The Durham Emergency Communication Center publically released data this week that shows nearly three times the number of callers waited a minute or longer for an operator in July than in January.
The increase in wait times is paired with an increase in calls. The county received nearly 7,000 more calls in July than in January.
Last week Durham Mayor Steve Schewel called the nearly 28,000 calls in July a five-year record.
At the start of the year, 84.3% of calls were answered in 10 seconds or less. The latest data showing now only about 75% of calls are answered that fast.
North Carolina's standard is to have 90% of calls answered in 10 seconds or less.
"Until we get that national standard, it's not acceptable and we'll be working every minute," Schewel said during a news conference last week.
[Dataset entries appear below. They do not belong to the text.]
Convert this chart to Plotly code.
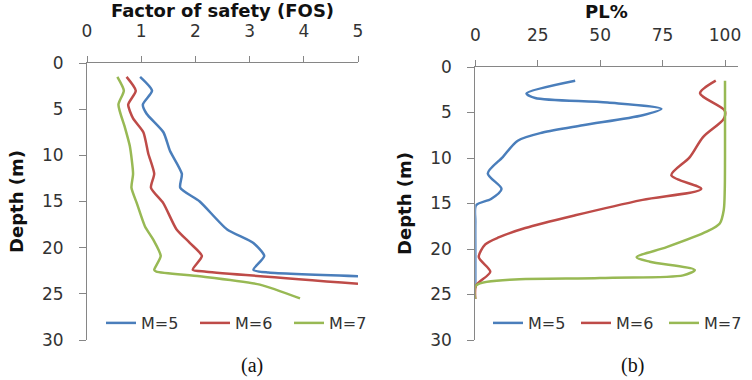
import plotly.graph_objects as go

# ---- Data: (a) Factor of safety vs depth ----
fos_depth_m5 = [1.5, 3.0, 4.5, 5.5, 7.5, 9.5, 12.0, 13.5, 15.0, 18.0, 19.5, 20.9, 22.4, 22.7, 23.1]
fos_m5 = [0.98, 1.20, 1.03, 1.10, 1.41, 1.53, 1.75, 1.72, 2.08, 2.58, 3.07, 3.27, 3.07, 3.35, 5.0]

fos_depth_m6 = [1.5, 3.0, 4.5, 6.0, 7.5, 9.8, 12.0, 13.5, 15.2, 18.0, 19.5, 20.9, 22.4, 22.6, 23.9]
fos_m6 = [0.73, 0.90, 0.76, 0.85, 1.04, 1.13, 1.24, 1.18, 1.41, 1.65, 1.90, 2.12, 1.95, 2.20, 5.0]

fos_depth_m7 = [1.5, 3.0, 4.5, 7.0, 9.0, 12.0, 13.5, 15.2, 17.7, 19.1, 20.9, 22.4, 22.6, 23.1, 24.0, 25.5]
fos_m7 = [0.56, 0.68, 0.58, 0.70, 0.79, 0.85, 0.82, 0.92, 1.07, 1.22, 1.36, 1.24, 1.28, 2.08, 3.19, 3.93]

# ---- Data: (b) PL% vs depth ----
pl_depth_m5 = [1.5, 2.9, 3.4, 3.9, 4.6, 5.3, 6.4, 7.2, 8.1, 9.9, 11.7, 13.4, 14.5, 15.2, 17.0, 20.0, 22.0, 24.0]
pl_m5 = [40, 20.5, 24, 53, 74.5, 67, 43, 27, 17, 11, 5, 10.5, 6.3, 0.3, 0, 0, 0, 0]

pl_depth_m6 = [1.5, 2.9, 4.8, 5.7, 7.7, 9.9, 11.9, 13.4, 14.6, 16.3, 17.7, 18.7, 19.5, 20.9, 22.5, 24.0, 25.5]
pl_m6 = [96.3, 90, 99.9, 99.5, 91.2, 85.9, 78.5, 90.5, 67, 40, 20, 9.6, 4, 1.4, 6.0, 0.3, 0]

pl_depth_m7 = [1.5, 5.0, 10.0, 13.5, 15.7, 17.2, 18.1, 19.8, 20.9, 21.4, 22.3, 22.9, 23.2, 24.0, 25.5]
pl_m7 = [100, 100, 100, 99.9, 99.5, 97.9, 92.6, 76.6, 64.6, 69.9, 87.9, 83.2, 49.9, 0.3, 0]

series_names = ["M=5", "M=6", "M=7"]
colors = ["#4A7EBB", "#BE4B48", "#98B954"]

W, H = 752, 380
FONT = "DejaVu Sans"
AXC = "#868686"
TXT = "#333333"

fig = go.Figure()

left = [(fos_m5, fos_depth_m5), (fos_m6, fos_depth_m6), (fos_m7, fos_depth_m7)]
right = [(pl_m5, pl_depth_m5), (pl_m6, pl_depth_m6), (pl_m7, pl_depth_m7)]

for i, (xv, yv) in enumerate(left):
    fig.add_trace(go.Scatter(x=xv, y=yv, mode="lines", name=series_names[i],
                             line=dict(color=colors[i], width=2.5, shape="spline", smoothing=0.6),
                             xaxis="x", yaxis="y", legend="legend"))
for i, (xv, yv) in enumerate(right):
    fig.add_trace(go.Scatter(x=xv, y=yv, mode="lines", name=series_names[i],
                             line=dict(color=colors[i], width=2.5, shape="spline", smoothing=0.8),
                             xaxis="x2", yaxis="y2", legend="legend2"))

tickfont = dict(family=FONT, size=17, color=TXT)
titlefont = dict(family=FONT, size=18, color="#111111", weight="bold")

common_x = dict(side="top", showline=True, linecolor=AXC, linewidth=1, ticks="outside",
                ticklen=6, tickcolor=AXC, showgrid=False, zeroline=False, tickfont=tickfont,
                ticklabelstandoff=12, automargin=False)
common_y = dict(showline=True, linecolor=AXC, linewidth=1, ticks="outside", ticklen=7,
                tickcolor=AXC, showgrid=False, zeroline=False, tickfont=tickfont,
                range=[30, 0], dtick=5, ticklabelstandoff=12, automargin=False)

fig.update_layout(
    width=W, height=H,
    margin=dict(l=0, r=0, t=0, b=0),
    paper_bgcolor="white", plot_bgcolor="white",
    xaxis=dict(domain=[87 / W, 358 / W], range=[0, 5], dtick=1, anchor="y",
               title=dict(text="Factor of safety (FOS)", font=titlefont, standoff=1), **common_x),
    yaxis=dict(domain=[1 - 340 / H, 1 - 63 / H], anchor="x",
               title=dict(text="Depth (m)", font=titlefont, standoff=13), **common_y),
    xaxis2=dict(domain=[475.3 / W, 737.5 / W], range=[0, 105], tickvals=[0, 25, 50, 75, 100], anchor="y2",
                title=dict(text="PL%", font=titlefont, standoff=1), **common_x),
    yaxis2=dict(domain=[1 - 340 / H, 1 - 67 / H], anchor="x2",
                title=dict(text="Depth (m)", font=titlefont, standoff=13), **common_y),
    legend=dict(orientation="h", x=101 / W, y=1 - 323 / H, xanchor="left", yanchor="middle",
                font=dict(family=FONT, size=16, color=TXT), bgcolor="rgba(0,0,0,0)",
                entrywidth=49, tracegroupgap=0),
    legend2=dict(orientation="h", x=1.0, y=1 - 323 / H, xanchor="right", yanchor="middle",
                 font=dict(family=FONT, size=16, color=TXT), bgcolor="rgba(0,0,0,0)",
                 entrywidth=43, tracegroupgap=0),
    annotations=[
        dict(text="(a)", x=252 / W, y=1 - 365 / H, xref="paper", yref="paper", showarrow=False,
             font=dict(family="Liberation Serif", size=20, color="#111111"), xanchor="center", yanchor="middle"),
        dict(text="(b)", x=632 / W, y=1 - 365 / H, xref="paper", yref="paper", showarrow=False,
             font=dict(family="Liberation Serif", size=20, color="#111111"), xanchor="center", yanchor="middle"),
    ],
)

fig.write_html("out.html")
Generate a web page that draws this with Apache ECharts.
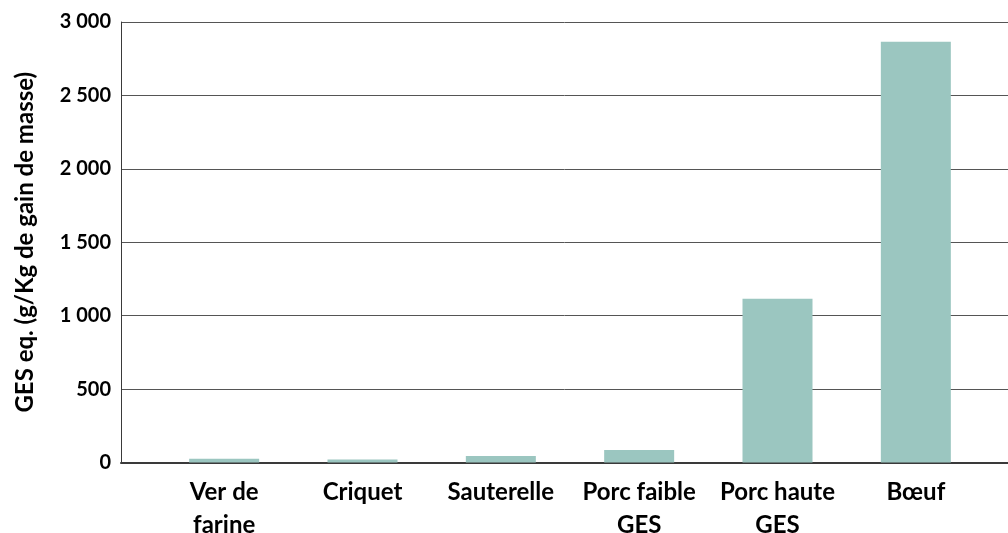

The county also did not meet the state standard of answering 95% of calls within 20 seconds. Last month, the center only answering 81% of calls that fast.
ABC11 has heard from numerous viewers who claim to have waited even longer with no response. The data shows those calls make up only a small portion of overcalls. Less than one percent of 911 calls in July took a minute or longer to answer. But, that is still around 2,500 calls.
Back in January, the center reported far fewer taking longer than one minute to answer; a little over 800.
"It's never acceptable if someone doesn't get a quick response at 911," Schewel said.
The center said a delay in response is often due to a surge of callers.
The increased wait times come as the center continues to be short-staffed. More than 41% of the center's 60 positions are vacant.
A spokesperson for the Durham Emergency Communication Center said they recognize the delays residents are reporting.
"We want you to know that we are working hard to provide the prompt service you rightfully expect," a spokesperson for the center wrote.
The center is working to recruit call takers who have previous experience, expanding the size of their training academy and offering overtime to ensure all shifts are covered.
"We acknowledge having more call takers on staff will put us in a better position to handle surges like these, and the steps outlined above are underway to make progress on staffing," a spokesperson for the center wrote.
Officials urge residents to stay on the line until their call is answered instead of hanging up and calling again.